According to the newly released Q2 GDP report by the National Bureau of Statistics, the electricity, gas, steam and air-conditioning supply sector recorded the slowest growth “as electricity output slowed during the quarter”. The contribution of the sector shrunk by 20.57% going by 2010 constant basic prices.

The category covers the provision of electric power, natural gas, steam and the likes, through the permanent infrastructure of lines, mains and pipes. It includes the operation of electric and gas utilities which generate, control and distribute electric power or gas. Also included is the provision of steam and air-conditioning supply.

Q2 2014 electricity output worth N111.69bn (at current prices) fell 10.56% from the corresponding quarter (Q2) of 2013 which stood at N124.89bn. Quarter-on-quarter, output fell by 8.84% from the first quarter of 2014.

September data from the ministry of power show that while 3,620.86 megawatts was generated, 3,552.34 megawatts was sent out.

Electricity generation this year has averaged between 3,500 and 2,500 megawatts. To date, the highest peak generated, which was back in December 2012 stood at 4,517.6 megawatts.

Ministry of power data also showed that although peak power demand forecast stands at 12,800 megawatts, peak generation for the period stood afar off at 3,887.90 megawatts, indicating that at best, only 30.3% of total power demand was met by the existing power supply capacity. The country’s total power generation capacity, which currently stands at 6,000 megawatts is still expected to grow to 40,000 megawatts by 2020.

This highlights the huge gap between power demand and power production and supply in Nigeria.

Though the power sector has undergone dramatic changes over time till now, key performance metrics are yet to indicate the accretion gained in the electricity sector.

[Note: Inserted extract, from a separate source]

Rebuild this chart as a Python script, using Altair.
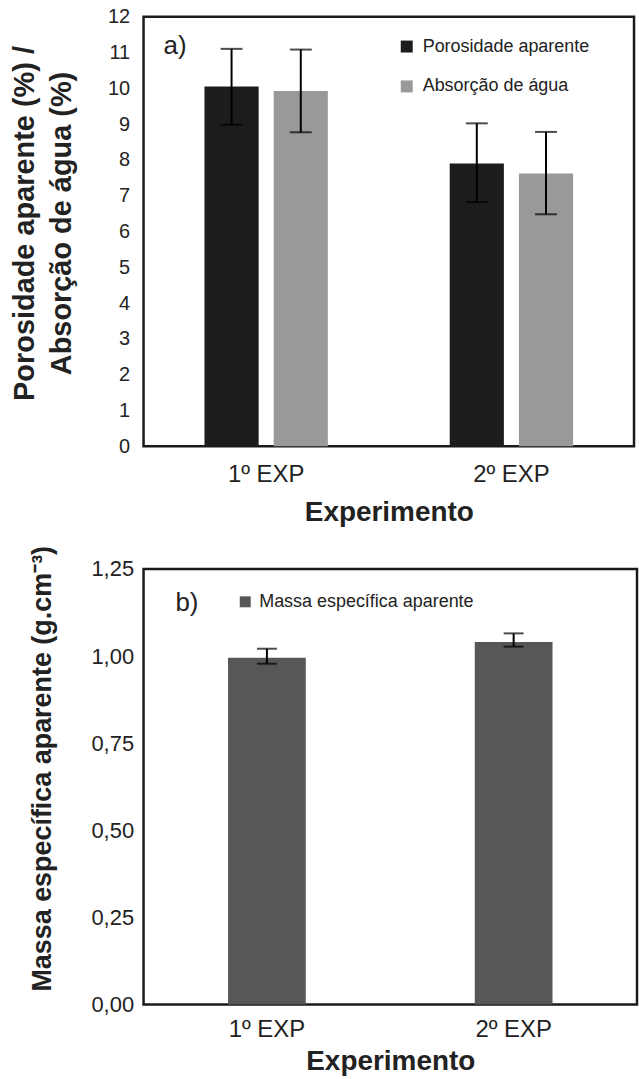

Key challenges to electricity output continue to hover around gas shortages and supply-related bottle-necks for gas-fired plants, grid-limitations, and non-declaration of the Transitional Electricity Market (TEM) which has already served to stunt prospective investments in the sector.

“Investors and financiers are already reluctant to release funds because there is no TEM,” said Bismarck Rewane, chief executive officer, Financial Derivatives Company Limited, in an earlier interview.

Speaking while receiving a group of investors under the Enegas and Power/GE Consortium, Mohammed Wakil, minister of state for Power, said an inter-ministerial committee has been set up from the federal ministries of Power, Petroleum Resources and the Central Bank of Nigeria, to find lasting solution to the dearth of gas supply to the existing power plants, assuring that “the old crisis is over”.

In Lagos, local authorities estimate that the city, which generates 20 percent of Nigeria’s economic output, needs up to 20,000 MW of electricity, but only an average of 1,000 MW is delivered to the state from the national grid, when total output is above 4,000 MW.

Nigeria’s current per-capita electricity usage of 136 kilowatt hour (KWH) compares with an average per-capita electricity usage of 4,803 KWH in South Africa, which generates about 41,000 MW.

The Nigerian electricity market also continues to operate under a set of government interim rules five months after the planned launch of the transitional electricity market (TEM) was put on hold.